◆ Goal of the exercise ◆
Could you write out every record below exactly, leaving out any pictures?

Entries taken from a collection
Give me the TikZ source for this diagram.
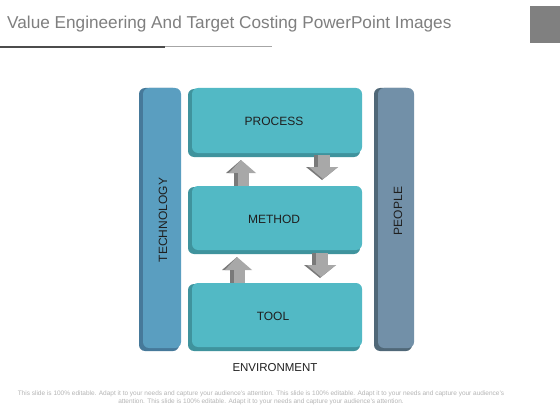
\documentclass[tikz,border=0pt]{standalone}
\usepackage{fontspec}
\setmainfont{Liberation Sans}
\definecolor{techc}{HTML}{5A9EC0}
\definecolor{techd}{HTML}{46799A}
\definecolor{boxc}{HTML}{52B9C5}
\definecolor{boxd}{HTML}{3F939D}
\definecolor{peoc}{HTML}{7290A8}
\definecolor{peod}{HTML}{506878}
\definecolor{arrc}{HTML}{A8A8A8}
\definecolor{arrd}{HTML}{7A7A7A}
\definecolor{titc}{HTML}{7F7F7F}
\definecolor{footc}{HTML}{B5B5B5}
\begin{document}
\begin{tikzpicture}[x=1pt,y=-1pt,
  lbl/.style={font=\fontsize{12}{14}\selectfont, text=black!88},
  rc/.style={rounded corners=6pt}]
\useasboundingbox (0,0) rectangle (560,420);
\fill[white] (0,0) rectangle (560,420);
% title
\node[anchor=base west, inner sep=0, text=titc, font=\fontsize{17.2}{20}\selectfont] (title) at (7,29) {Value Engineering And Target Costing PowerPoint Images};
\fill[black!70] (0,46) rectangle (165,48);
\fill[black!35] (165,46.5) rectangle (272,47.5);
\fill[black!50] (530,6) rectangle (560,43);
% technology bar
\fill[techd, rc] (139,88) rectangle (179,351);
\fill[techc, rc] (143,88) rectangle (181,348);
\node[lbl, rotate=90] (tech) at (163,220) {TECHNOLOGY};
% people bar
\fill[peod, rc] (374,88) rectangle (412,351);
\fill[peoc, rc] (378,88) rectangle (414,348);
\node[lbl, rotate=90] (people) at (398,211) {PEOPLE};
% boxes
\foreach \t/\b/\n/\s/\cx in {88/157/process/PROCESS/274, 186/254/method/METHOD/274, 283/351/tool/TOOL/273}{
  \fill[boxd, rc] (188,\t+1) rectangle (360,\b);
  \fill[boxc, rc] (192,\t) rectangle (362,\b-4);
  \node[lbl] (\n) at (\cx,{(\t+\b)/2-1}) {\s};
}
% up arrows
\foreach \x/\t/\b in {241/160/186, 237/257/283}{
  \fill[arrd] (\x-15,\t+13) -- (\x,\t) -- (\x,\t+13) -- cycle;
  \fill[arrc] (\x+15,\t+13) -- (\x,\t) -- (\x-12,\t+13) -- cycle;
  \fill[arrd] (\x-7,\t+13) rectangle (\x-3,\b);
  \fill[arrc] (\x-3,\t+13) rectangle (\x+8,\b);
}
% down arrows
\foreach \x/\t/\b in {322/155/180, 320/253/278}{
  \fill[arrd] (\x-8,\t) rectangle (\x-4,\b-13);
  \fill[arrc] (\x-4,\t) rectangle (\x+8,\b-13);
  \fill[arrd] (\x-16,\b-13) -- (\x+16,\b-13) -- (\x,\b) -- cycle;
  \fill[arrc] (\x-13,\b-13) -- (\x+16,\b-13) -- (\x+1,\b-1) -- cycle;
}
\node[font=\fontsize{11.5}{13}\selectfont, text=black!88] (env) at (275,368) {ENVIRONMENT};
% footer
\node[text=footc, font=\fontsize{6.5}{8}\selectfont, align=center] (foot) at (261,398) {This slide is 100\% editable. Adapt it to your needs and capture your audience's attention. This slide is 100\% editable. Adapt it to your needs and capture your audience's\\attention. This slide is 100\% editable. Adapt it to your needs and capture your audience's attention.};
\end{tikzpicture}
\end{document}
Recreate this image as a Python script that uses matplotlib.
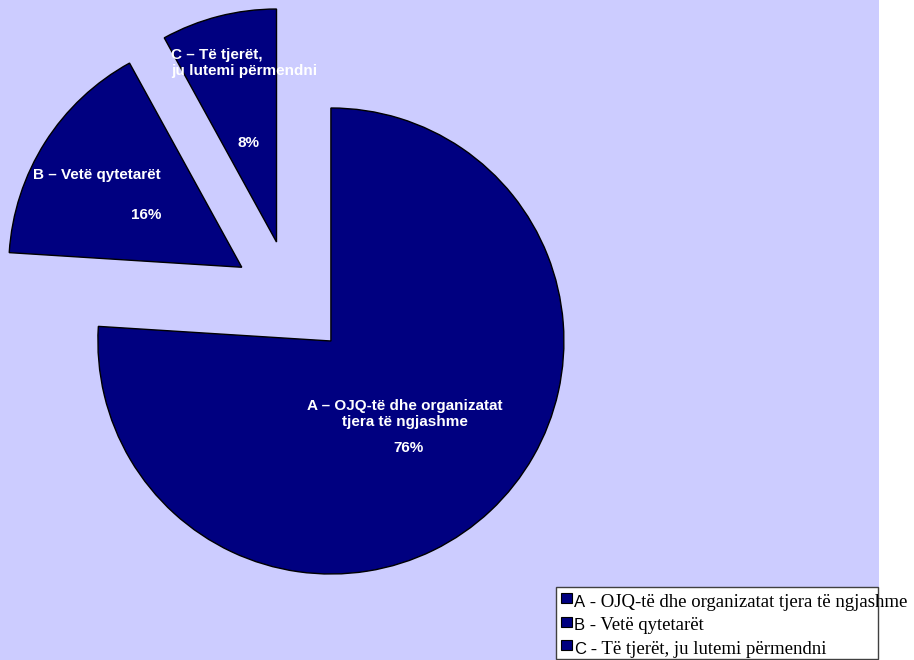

◆ Output of the exercise ◆
Give me the TikZ source for this diagram.
\documentclass[tikz,border=0pt]{standalone}
\usepackage{fontspec}
\setmainfont{Liberation Sans}
\definecolor{techc}{HTML}{5A9EC0}
\definecolor{techd}{HTML}{46799A}
\definecolor{boxc}{HTML}{52B9C5}
\definecolor{boxd}{HTML}{3F939D}
\definecolor{peoc}{HTML}{7290A8}
\definecolor{peod}{HTML}{506878}
\definecolor{arrc}{HTML}{A8A8A8}
\definecolor{arrd}{HTML}{7A7A7A}
\definecolor{titc}{HTML}{7F7F7F}
\definecolor{footc}{HTML}{B5B5B5}
\begin{document}
\begin{tikzpicture}[x=1pt,y=-1pt,
  lbl/.style={font=\fontsize{12}{14}\selectfont, text=black!88},
  rc/.style={rounded corners=6pt}]
\useasboundingbox (0,0) rectangle (560,420);
\fill[white] (0,0) rectangle (560,420);
% title
\node[anchor=base west, inner sep=0, text=titc, font=\fontsize{17.2}{20}\selectfont] (title) at (7,29) {Value Engineering And Target Costing PowerPoint Images};
\fill[black!70] (0,46) rectangle (165,48);
\fill[black!35] (165,46.5) rectangle (272,47.5);
\fill[black!50] (530,6) rectangle (560,43);
% technology bar
\fill[techd, rc] (139,88) rectangle (179,351);
\fill[techc, rc] (143,88) rectangle (181,348);
\node[lbl, rotate=90] (tech) at (163,220) {TECHNOLOGY};
% people bar
\fill[peod, rc] (374,88) rectangle (412,351);
\fill[peoc, rc] (378,88) rectangle (414,348);
\node[lbl, rotate=90] (people) at (398,211) {PEOPLE};
% boxes
\foreach \t/\b/\n/\s/\cx in {88/157/process/PROCESS/274, 186/254/method/METHOD/274, 283/351/tool/TOOL/273}{
  \fill[boxd, rc] (188,\t+1) rectangle (360,\b);
  \fill[boxc, rc] (192,\t) rectangle (362,\b-4);
  \node[lbl] (\n) at (\cx,{(\t+\b)/2-1}) {\s};
}
% up arrows
\foreach \x/\t/\b in {241/160/186, 237/257/283}{
  \fill[arrd] (\x-15,\t+13) -- (\x,\t) -- (\x,\t+13) -- cycle;
  \fill[arrc] (\x+15,\t+13) -- (\x,\t) -- (\x-12,\t+13) -- cycle;
  \fill[arrd] (\x-7,\t+13) rectangle (\x-3,\b);
  \fill[arrc] (\x-3,\t+13) rectangle (\x+8,\b);
}
% down arrows
\foreach \x/\t/\b in {322/155/180, 320/253/278}{
  \fill[arrd] (\x-8,\t) rectangle (\x-4,\b-13);
  \fill[arrc] (\x-4,\t) rectangle (\x+8,\b-13);
  \fill[arrd] (\x-16,\b-13) -- (\x+16,\b-13) -- (\x,\b) -- cycle;
  \fill[arrc] (\x-13,\b-13) -- (\x+16,\b-13) -- (\x+1,\b-1) -- cycle;
}
\node[font=\fontsize{11.5}{13}\selectfont, text=black!88] (env) at (275,368) {ENVIRONMENT};
% footer
\node[text=footc, font=\fontsize{6.5}{8}\selectfont, align=center] (foot) at (261,398) {This slide is 100\% editable. Adapt it to your needs and capture your audience's attention. This slide is 100\% editable. Adapt it to your needs and capture your audience's\\attention. This slide is 100\% editable. Adapt it to your needs and capture your audience's attention.};
\end{tikzpicture}
\end{document}
Recreate this image as a Python script that uses matplotlib.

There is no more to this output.